The simulation and measurement results are presented in Figure 10. The results are in good agreement. A dual-band bandpass response within the frequency ranges of 0.5 GHz to 2.5 GHz, which is below the cutoff frequency of the DLSSPW, can be observed. The two passbands range from 0.5 GHz to 1.1 GHz and from 2 GHz to 2.4 GHz. The measured return losses (RLes) of the lower and upper passbands are 15 and 14 dB, respectively. The lowest measured insertion losses (ILes) within the passbands are 2 and 2.5 dB, which are a bit larger than the simulated results. Two transmission zeros can be observed between the two passbands, thereby increasing the isolation between the two passbands. The deviations in ILes and passband frequencies observed are mainly caused by the fabrication tolerances and the error of dielectric constant of the substrate. The two side connectors also add to the IL.

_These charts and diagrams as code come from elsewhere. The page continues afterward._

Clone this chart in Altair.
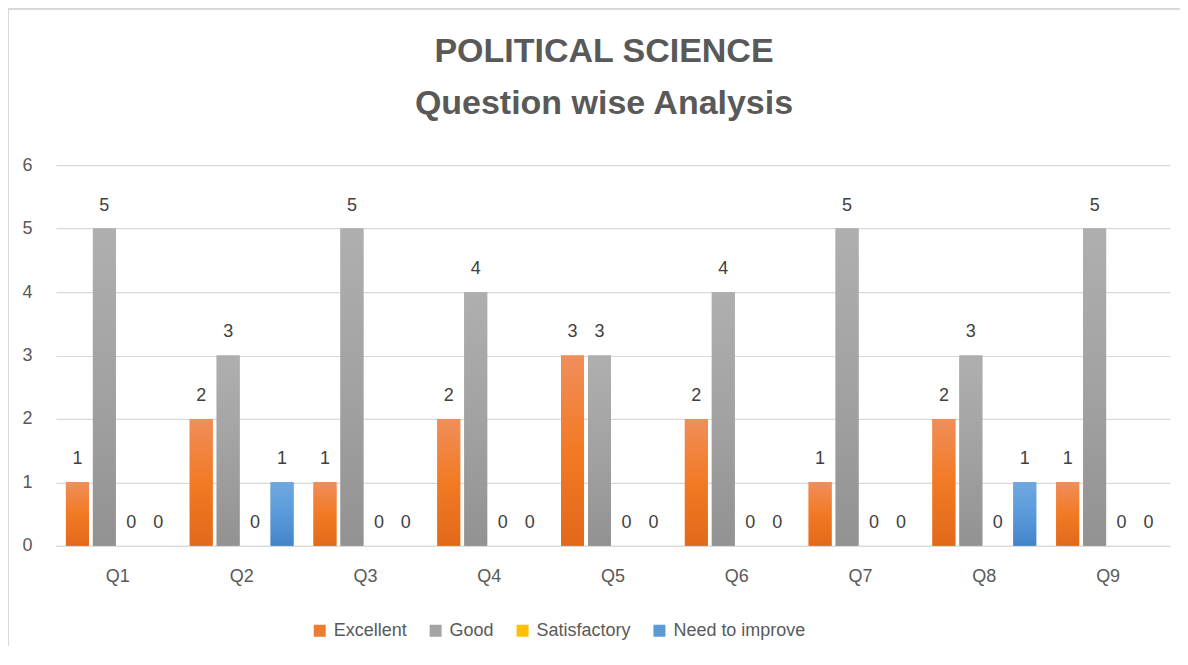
import altair as alt
import pandas as pd

questions = ["Q1", "Q2", "Q3", "Q4", "Q5", "Q6", "Q7", "Q8", "Q9"]
series = ["Excellent", "Good", "Satisfactory", "Need to improve"]
excellent = [1, 2, 1, 2, 3, 2, 1, 2, 1]
good = [5, 3, 5, 4, 3, 4, 5, 3, 5]
satisfactory = [0, 0, 0, 0, 0, 0, 0, 0, 0]
need_to_improve = [0, 1, 0, 0, 0, 0, 0, 1, 0]
y_ticks = [0, 1, 2, 3, 4, 5, 6]

flat_colors = ["#ED7D31", "#A5A5A5", "#FFC000", "#5B9BD5"]
gradients = {
    "Excellent": ["#F08E5A", "#F27A24", "#E2691A"],
    "Good": ["#AFAFAF", "#A2A2A2", "#929292"],
    "Satisfactory": ["#FFCB40", "#FFC20A", "#EDB300"],
    "Need to improve": ["#6FA8DF", "#5A9ADB", "#4384C9"],
}

values = [excellent, good, satisfactory, need_to_improve]
rows = []
for s, vals in zip(series, values):
    for q, v in zip(questions, vals):
        rows.append({"q": q, "series": s, "value": v})
df = pd.DataFrame(rows)

FONT = "Liberation Sans"
TXT = "#595959"
GRID = "#D9D9D9"

base = alt.Chart(df).encode(
    x=alt.X(
        "q:N",
        sort=questions,
        scale=alt.Scale(paddingInner=0, paddingOuter=0),
        axis=alt.Axis(
            title=None, labelAngle=0, ticks=False, domainColor=GRID,
            labelFontSize=18, labelColor=TXT, labelFont=FONT, labelPadding=22,
        ),
    ),
    xOffset=alt.XOffset(
        "series:N",
        sort=series,
        scale=alt.Scale(domain=series, paddingInner=4 / 27, paddingOuter=0.37),
    ),
    y=alt.Y(
        "value:Q",
        scale=alt.Scale(domain=[0, 6], nice=False),
        axis=alt.Axis(
            title=None, values=y_ticks, ticks=False, domain=False,
            gridColor=GRID, gridWidth=1.2, labelFontSize=18, labelColor=TXT,
            labelFont=FONT, labelPadding=24,
        ),
    ),
)

legend_bars = base.mark_bar().encode(
    color=alt.Color(
        "series:N",
        sort=series,
        scale=alt.Scale(domain=series, range=flat_colors),
        legend=alt.Legend(
            title=None, orient="none", direction="horizontal",
            legendX=255, legendY=457, symbolType="square", symbolSize=144,
            symbolStrokeWidth=0, labelFontSize=18, labelColor=TXT,
            labelFont=FONT, labelOffset=5, columnPadding=19, padding=0,
        ),
    )
)

layers = [legend_bars]
for s in series:
    st = gradients[s]
    grad = {
        "gradient": "linear",
        "x1": 0, "x2": 0, "y1": 0, "y2": 1,
        "stops": [
            {"offset": 0, "color": st[0]},
            {"offset": 0.5, "color": st[1]},
            {"offset": 1, "color": st[2]},
        ],
    }
    layers.append(
        base.mark_bar(fill=grad).transform_filter(alt.datum.series == s)
    )

labels = base.mark_text(
    baseline="alphabetic", dy=-18, fontSize=18, color="#404040", font=FONT
).encode(text="value:Q")
layers.append(labels)

border_top = alt.Chart(df).mark_rule(color=GRID, strokeWidth=1).encode(
    x=alt.value(-47.5), x2=alt.value(1125), y=alt.value(-156), y2=alt.value(-156)
)
border_left = alt.Chart(df).mark_rule(color=GRID, strokeWidth=1).encode(
    x=alt.value(-47.5), y=alt.value(-156), y2=alt.value(500)
)
layers = [border_top, border_left] + layers

chart = alt.layer(*layers).properties(
    width=1115,
    height=381,
    autosize=alt.AutoSizeParams(type="none"),
    padding={"left": 48, "top": 157, "right": 10, "bottom": 100},
    title=alt.TitleParams(
        text=["POLITICAL SCIENCE", "Question wise Analysis"],
        fontSize=34, font=FONT, fontWeight="bold", color=TXT,
        lineHeight=52, anchor="middle", frame="group", offset=0, dx=-9, dy=112,
    ),
).configure_view(stroke=None)

chart.save("out.html", embed_options={"renderer": "svg", "actions": False})
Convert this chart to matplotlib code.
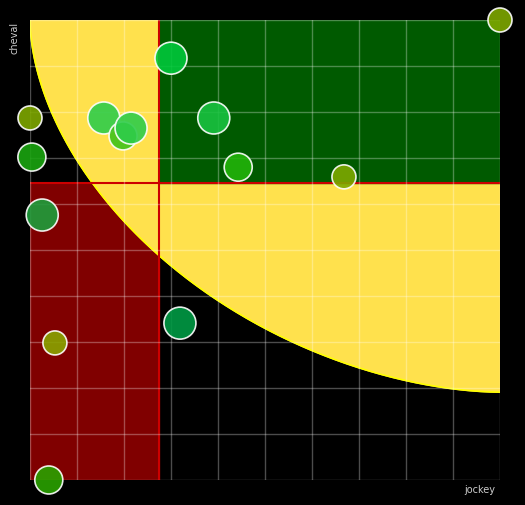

The filtering response of the DLSSPW-based dual-band bandpass filter was further investigated. The field distribution at five frequencies both inside and outside of the passbands is given in Figure 11. At 0.1, 1.4, and 2.8 GHz (which are within the stopbands), the electric field can be hardly excited and transmitted from one port to another. By contrast, at 0.8 and 2.1 GHz, the field can be efficiently excited and fully transmitted to the other port. The total dimension of the circuit is 152 mm × 42 mm (0.76 λ_g × 0.21 λ_g). A photograph of the fabricated second-order dual-band bandpass filter is provided in Figure 12.

The performances of the filter developed herein was compared with those of other published SSPP-based filter designs (

Table 1. Comparison of the filter with other spoof surface polariton-based filter designs. (${\lambda }_g$ is the guided wavelength at the center operating frequency and Mea. is the abbreviation of measurement.)

Ref.	Tech. Type	Mea. Operating Frequency	Mea. IL (dB)	Mea. RL (dB)	Mea. FBW (%)	Size (λg × λg)
[23]	HSIW	11.92–21.54	0.5–3	>10	57.5	6.95 × 1.1
[24]	QSSPPs	7.5–15.5	0.2–1	>15	63.6	1.07 × 0.43
[25]	SIPW	7.5–11.8	1–4	>15	53.7	2.3 × 0.77
[26]	SLSSPPs	7–10	2.5–3.5	>10	35.3	7.45 × 1.16
[27]	SLSSPPs	7–10	N/A	>10	35.3	6.34 × 1.29
[31]	SLSSPPs	2.1–8	2–5	>10	116	0.94 × 0.38
[33]	DLSSPPs	2.3–7.1	2 min	>10	102	3.68 × 0.93
This work	DLSSPPs	0.7–1.1 2.05–2.48	1.5–2.5 2–2.5	>10 >10	44.4 19	0.76 × 0.21

). Among all the filters, only this design has a dual-band bandpass filter with broad bandwidths. Owing to the tight confinement of electromagnetic waves between the two layers, the radiation loss of DLSSPPs is much lower than those of SLSSPPs. This also produces smaller ILes and flatter passbands than those filters using SLSSPPs. Moreover, the two-layer structure makes realizing short/open stubs and CSDMR possible, leading to dual-band bandpass responses and full control of the center frequencies and bandwidths. The measured functional bandwidth (FBW) can be given as

$$FBW=\frac{f_2-f_1}{\left(f_2+f_1\right)/2}$$

(5)

Here, the operating frequency bandwidth of the filters from Table 1 is from f₁ to f₂.

5. Conclusions

Double-layered SSPPs with comb-shape units are used for the main transmission line to realize broad dual-band bandpass filters. Circuits for efficient mode conversion and impedance matching from the microstrip line to SSPPs are designed by applying gradient double-layered metal gratings with sector structures at two sides. To achieve dual-band bandpass responses, CSDMRs are used as dual-mode resonators, which are spaced with SSPP units. Owing to better confinement of the field, compared with single-layered SSPPs, the DLSSPPs can realize a lower IL for the filter. Moreover, with the slow-wave effect, the space between two CSDMRs can be reduced effectively. The frequencies and bandwidths of the two passbands can be fully controlled by adjusting the widths and lengths of the stubs in each CSDMR. The rejection above the cutoff frequency is efficiently increased due to the lowpass performance of the SSPPs. Good agreement between the simulated and measured responses validate the advantages well. These advantages include lower IL within the passbands and high isolation between the passbands.